Dear (Bride and Groom,)

Mazel tov again, on your forthcoming wedding. I am looking forward to it with great anticipation of what will, I am sure, be a wonderful simchah.

I am writing to you (as I do to all bridal couples) to raise what I consider an important matter for your future happiness: the signing of a prenuptial agreement. When we will meet to discuss marriage, family life, and the details of the wedding ceremony, we will discuss the matter further, but for now I'd like to touch on the benefits of having such an agreement between the two of you. As a matter of fact the Rabbinical Council of America has urged all is members not to officiate at a marriage unless a prenuptial has been signed, for the simple reason that it is so obviously in the interest of both the bride and groom. A copy of the agreement is enclosed with this letter, for you to examine at your leisure.

What exactly is involved in this agreement?

You may have read or heard reports of women (and sometimes, although rarely, men too) who find themselves in the position of an agunah. That is to say that if their marriage has broken up, and a civil divorce has been granted, they cannot remarry for many years, if ever, because they have not had a religious divorce (known as a get, given by the husband to the wife, in the presence of a rabbinical court.) There are today thousands of Jewish women who find themselves in that situation, because their husbands (perhaps out of anger, or spite, or to gain custody, or for whatever reason) refuse to initiate the get, as required by Jewish law. Even for men, remarriage is extremely difficult, if the wife for whatever reason refuses to receive a get from him. Unfortunately there is no way a husband or a wife can be forced to give or receive a get--for it must be voluntarily undertaken to be valid. Thus some women or men might find themselves or their families subject to blackmail or other injustices, as their spouse withholds the get for ulterior motive. And experience has taught that there is no sure way of knowing which marriage this might happen to, no matter how much the groom and bride love and respect each other prior to marriage.
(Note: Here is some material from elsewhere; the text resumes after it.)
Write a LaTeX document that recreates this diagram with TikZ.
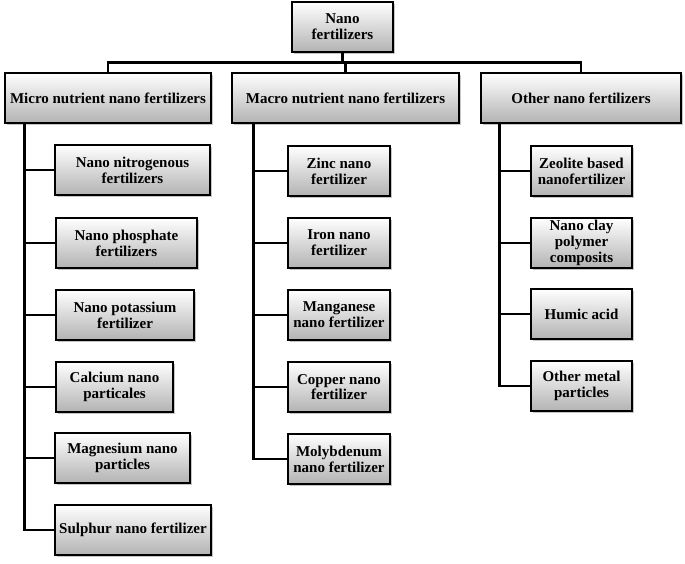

In response to this situation (and I might say, as well, to demands by women's groups that something be done about it,) leading orthodox rabbis, together with some respected legal scholars, have devised the enclosed prenuptial agreement to be signed by both bride and groom before the wedding takes place. Essentially it says that in the unlikely case that the marriage fails, the husband agrees that he will continue to maintain and support the wife on a daily basis until he gives, and she receives, a get, assuming she too complies with the proper requirements expected of her. A second agreement, attached to the first, stipulates that in case of a dispute as to the implementation of the agreement, they agree to binding arbitration before a specifically named rabbinical court. These agreements are carefully worded, based on rabbinic and legal experience and requirements; they encourage the signers to consult with their own rabbi and lawyer if they have any questions; and they can be tailored to the specific needs of the couple. The bottom line is that they give strong incentive to expedite a get, and thereby prevent some future injustice, for either the wife or husband.

Please read the agreement in both its parts carefully; discuss it with each other and others whose opinion you value. By signing it you will not be implying any less love for the one you now love so much--but in fact you will demonstrate your selfless concern for each other, no matter what the future will bring.
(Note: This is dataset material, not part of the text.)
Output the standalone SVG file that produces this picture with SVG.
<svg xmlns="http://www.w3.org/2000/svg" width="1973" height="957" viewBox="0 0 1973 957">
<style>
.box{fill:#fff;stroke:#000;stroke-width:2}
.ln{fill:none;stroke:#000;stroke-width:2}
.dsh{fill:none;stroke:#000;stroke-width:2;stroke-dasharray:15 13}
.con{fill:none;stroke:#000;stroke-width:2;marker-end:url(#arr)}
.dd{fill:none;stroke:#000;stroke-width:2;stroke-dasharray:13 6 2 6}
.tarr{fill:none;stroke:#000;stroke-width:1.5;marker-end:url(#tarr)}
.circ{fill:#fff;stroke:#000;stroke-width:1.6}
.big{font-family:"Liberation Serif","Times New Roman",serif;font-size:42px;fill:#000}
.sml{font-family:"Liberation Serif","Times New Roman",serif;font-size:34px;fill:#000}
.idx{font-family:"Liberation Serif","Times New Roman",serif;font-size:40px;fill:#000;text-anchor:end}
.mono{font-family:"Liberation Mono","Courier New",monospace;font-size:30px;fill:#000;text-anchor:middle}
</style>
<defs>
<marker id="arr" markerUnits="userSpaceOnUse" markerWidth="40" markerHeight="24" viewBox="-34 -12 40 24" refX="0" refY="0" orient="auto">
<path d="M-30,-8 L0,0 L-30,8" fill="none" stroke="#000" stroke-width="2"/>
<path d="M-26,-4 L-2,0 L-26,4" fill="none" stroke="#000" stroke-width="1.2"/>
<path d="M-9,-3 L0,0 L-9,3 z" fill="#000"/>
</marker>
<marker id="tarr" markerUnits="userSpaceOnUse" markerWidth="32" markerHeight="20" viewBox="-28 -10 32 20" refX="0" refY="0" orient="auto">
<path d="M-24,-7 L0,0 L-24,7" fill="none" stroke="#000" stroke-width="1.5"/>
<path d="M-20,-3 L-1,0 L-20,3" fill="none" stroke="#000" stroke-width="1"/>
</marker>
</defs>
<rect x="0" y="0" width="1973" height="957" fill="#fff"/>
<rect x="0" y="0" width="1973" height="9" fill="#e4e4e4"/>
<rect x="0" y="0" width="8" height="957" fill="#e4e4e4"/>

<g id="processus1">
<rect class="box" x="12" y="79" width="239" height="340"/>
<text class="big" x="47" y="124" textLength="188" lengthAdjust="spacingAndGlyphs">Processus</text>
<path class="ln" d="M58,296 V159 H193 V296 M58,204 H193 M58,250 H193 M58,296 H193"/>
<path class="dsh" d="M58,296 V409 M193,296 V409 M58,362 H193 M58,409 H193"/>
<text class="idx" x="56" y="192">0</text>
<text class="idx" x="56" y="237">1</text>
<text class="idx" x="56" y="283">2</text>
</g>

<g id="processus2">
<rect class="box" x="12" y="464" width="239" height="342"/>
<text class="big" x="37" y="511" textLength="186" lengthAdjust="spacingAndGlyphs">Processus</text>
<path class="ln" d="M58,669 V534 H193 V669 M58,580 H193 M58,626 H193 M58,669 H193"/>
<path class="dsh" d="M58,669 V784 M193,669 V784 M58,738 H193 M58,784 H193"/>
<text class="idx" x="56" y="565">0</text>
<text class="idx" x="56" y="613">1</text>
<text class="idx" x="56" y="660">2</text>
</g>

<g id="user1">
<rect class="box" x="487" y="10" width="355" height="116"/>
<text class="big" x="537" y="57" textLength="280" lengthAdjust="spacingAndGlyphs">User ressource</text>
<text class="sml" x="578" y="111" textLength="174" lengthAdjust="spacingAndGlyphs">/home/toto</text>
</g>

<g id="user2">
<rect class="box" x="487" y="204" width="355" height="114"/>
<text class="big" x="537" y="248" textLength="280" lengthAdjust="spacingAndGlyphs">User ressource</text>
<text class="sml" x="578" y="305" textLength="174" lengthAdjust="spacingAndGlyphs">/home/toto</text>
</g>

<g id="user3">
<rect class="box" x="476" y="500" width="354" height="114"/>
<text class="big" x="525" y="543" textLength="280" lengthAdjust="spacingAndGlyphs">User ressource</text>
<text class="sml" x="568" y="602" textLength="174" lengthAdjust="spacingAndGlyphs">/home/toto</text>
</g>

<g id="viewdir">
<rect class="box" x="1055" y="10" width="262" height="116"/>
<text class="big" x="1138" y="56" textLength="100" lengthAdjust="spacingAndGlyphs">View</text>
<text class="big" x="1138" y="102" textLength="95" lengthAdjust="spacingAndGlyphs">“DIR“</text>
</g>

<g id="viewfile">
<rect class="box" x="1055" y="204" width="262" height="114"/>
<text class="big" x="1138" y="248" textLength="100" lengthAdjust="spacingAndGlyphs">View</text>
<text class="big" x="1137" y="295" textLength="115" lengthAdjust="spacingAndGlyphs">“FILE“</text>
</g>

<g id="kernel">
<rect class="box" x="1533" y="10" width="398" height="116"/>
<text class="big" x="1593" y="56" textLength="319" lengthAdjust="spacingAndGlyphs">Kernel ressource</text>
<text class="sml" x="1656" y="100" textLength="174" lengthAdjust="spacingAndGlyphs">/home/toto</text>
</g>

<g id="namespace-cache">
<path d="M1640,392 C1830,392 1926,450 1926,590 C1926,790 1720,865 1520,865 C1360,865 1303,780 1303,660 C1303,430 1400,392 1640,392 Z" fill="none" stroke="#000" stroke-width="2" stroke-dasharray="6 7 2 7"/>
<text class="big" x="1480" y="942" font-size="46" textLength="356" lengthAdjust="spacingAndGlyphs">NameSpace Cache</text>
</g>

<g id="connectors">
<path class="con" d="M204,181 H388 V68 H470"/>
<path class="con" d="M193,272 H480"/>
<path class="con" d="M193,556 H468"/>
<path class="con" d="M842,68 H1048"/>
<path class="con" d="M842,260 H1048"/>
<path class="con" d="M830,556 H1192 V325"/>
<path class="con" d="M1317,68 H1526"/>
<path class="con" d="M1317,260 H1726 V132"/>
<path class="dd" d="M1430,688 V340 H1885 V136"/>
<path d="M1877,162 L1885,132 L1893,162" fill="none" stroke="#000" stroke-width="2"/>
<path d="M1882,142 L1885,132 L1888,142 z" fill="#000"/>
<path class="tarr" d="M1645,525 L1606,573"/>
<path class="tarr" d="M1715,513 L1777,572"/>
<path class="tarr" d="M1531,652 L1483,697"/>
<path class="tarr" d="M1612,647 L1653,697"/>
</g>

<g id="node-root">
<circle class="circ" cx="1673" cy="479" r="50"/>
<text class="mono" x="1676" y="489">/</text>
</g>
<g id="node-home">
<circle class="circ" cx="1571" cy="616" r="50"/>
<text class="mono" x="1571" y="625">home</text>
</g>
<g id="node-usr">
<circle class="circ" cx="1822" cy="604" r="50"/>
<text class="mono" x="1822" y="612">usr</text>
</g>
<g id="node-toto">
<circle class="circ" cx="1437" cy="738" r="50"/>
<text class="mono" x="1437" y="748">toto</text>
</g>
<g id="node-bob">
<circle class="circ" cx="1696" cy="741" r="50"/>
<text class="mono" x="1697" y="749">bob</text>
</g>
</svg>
I have every reason to expect that yours will be a long and wonderful marriage, blessed by God in every way, for you are a very special couple. At the same time, however, I urge you to agree to sign the prenuptial, and in so doing to help not only yourselves, but the Jewish community here and around the world eliminate this problem once and for all.

Again, mazel tov--with best wishes for a loving, caring, and beautiful marriage.